• _Task prompt_:
Without the pictures, output the lines of the material from the very first through the one that holds "circumstance of the".

• _Dataset excerpt_:

((

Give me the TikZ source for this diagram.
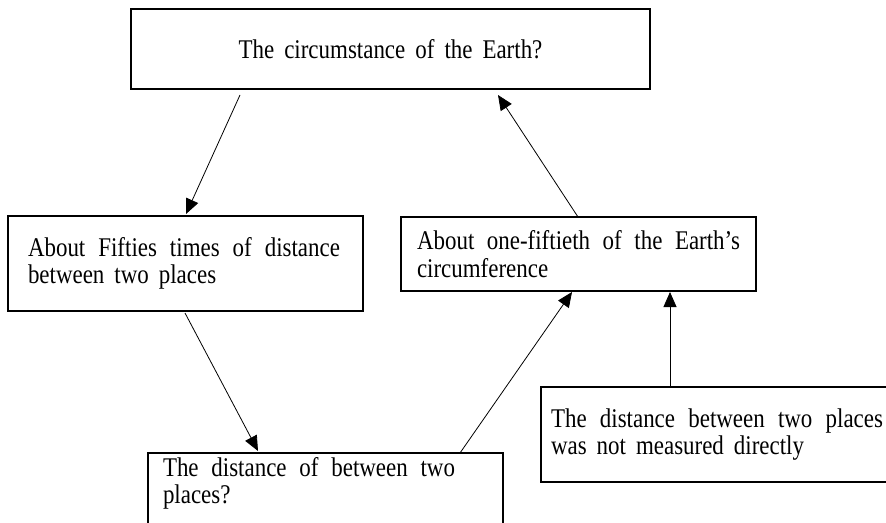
\documentclass[tikz,border=0pt]{standalone}
\usepackage{fontspec}
\setmainfont{Liberation Serif}[FakeStretch=0.85]
\usetikzlibrary{arrows.meta,calc}
\newcommand{\twolines}[4]{\vbox{\hbox to #1{\makebox[#2][s]{#3}\hfil}\hbox to #1{#4\hfil}}}
\begin{document}
\begin{tikzpicture}[x=1pt,y=-1pt,
  txtfont/.style={font={\fontsize{27}{27.5}\selectfont\spaceskip=10pt plus 6pt minus 3pt}},
  box/.style={draw, line width=1.2pt, anchor=north west, outer sep=0pt, inner sep=0pt, txtfont},
  arr/.style={-{Triangle[width=13pt,length=15pt]}, line width=0.8pt}]
\useasboundingbox (0,0) rectangle (886,522);
\fill[white] (0,0) rectangle (886,522);

\node[box, minimum width=519pt, minimum height=80pt] (top) at (131,9)
  {\raisebox{-4pt}{The circumstance of the Earth?}};

\node[box, minimum width=355pt, minimum height=95pt, inner xsep=20pt] (left) at (8,216)
  {\twolines{315pt}{312pt}{About Fifties times of distance}{between two places}};

\node[box, minimum width=355pt, minimum height=74pt, inner xsep=16pt] (mid) at (401,217)
  {\twolines{323pt}{323pt}{About one-fiftieth of the Earth's}{circumference}};

\node[box, minimum width=355pt, minimum height=95pt, inner xsep=10pt] (br) at (541,387)
  {\twolines{335pt}{332pt}{The distance between two places}{was not measured directly}};

\node[box, inner xsep=15pt, inner ysep=4pt] (bot) at (148,453)
  {\vtop{\hbox to 325pt{\makebox[292pt][s]{The distance of between two}\hfil}\hbox to 325pt{places?\hfil}\vskip 60pt}};

\draw[arr] ($(top.south west)+(109,6)$) -- ($(left.north west)+(178,-2)$);
\draw[arr] ($(mid.north west)+(177,0)$) -- ($(top.south west)+(367,6)$);
\draw[arr] ($(left.south west)+(177,2)$) -- ($(bot.north west)+(110,-2)$);
\draw[arr] ($(bot.north west)+(312,0)$) -- ($(mid.south west)+(171,1)$);
\draw[arr] ($(br.north west)+(129,0)$) -- ($(mid.south west)+(269,1)$);
\end{tikzpicture}
\end{document}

))

• _Response to this task_:
Give me the TikZ source for this diagram.
\documentclass[tikz,border=0pt]{standalone}
\usepackage{fontspec}
\setmainfont{Liberation Serif}[FakeStretch=0.85]
\usetikzlibrary{arrows.meta,calc}
\newcommand{\twolines}[4]{\vbox{\hbox to #1{\makebox[#2][s]{#3}\hfil}\hbox to #1{#4\hfil}}}
\begin{document}
\begin{tikzpicture}[x=1pt,y=-1pt,
  txtfont/.style={font={\fontsize{27}{27.5}\selectfont\spaceskip=10pt plus 6pt minus 3pt}},
  box/.style={draw, line width=1.2pt, anchor=north west, outer sep=0pt, inner sep=0pt, txtfont},
  arr/.style={-{Triangle[width=13pt,length=15pt]}, line width=0.8pt}]
\useasboundingbox (0,0) rectangle (886,522);
\fill[white] (0,0) rectangle (886,522);

\node[box, minimum width=519pt, minimum height=80pt] (top) at (131,9)
  {\raisebox{-4pt}{The circumstance of the Earth?}};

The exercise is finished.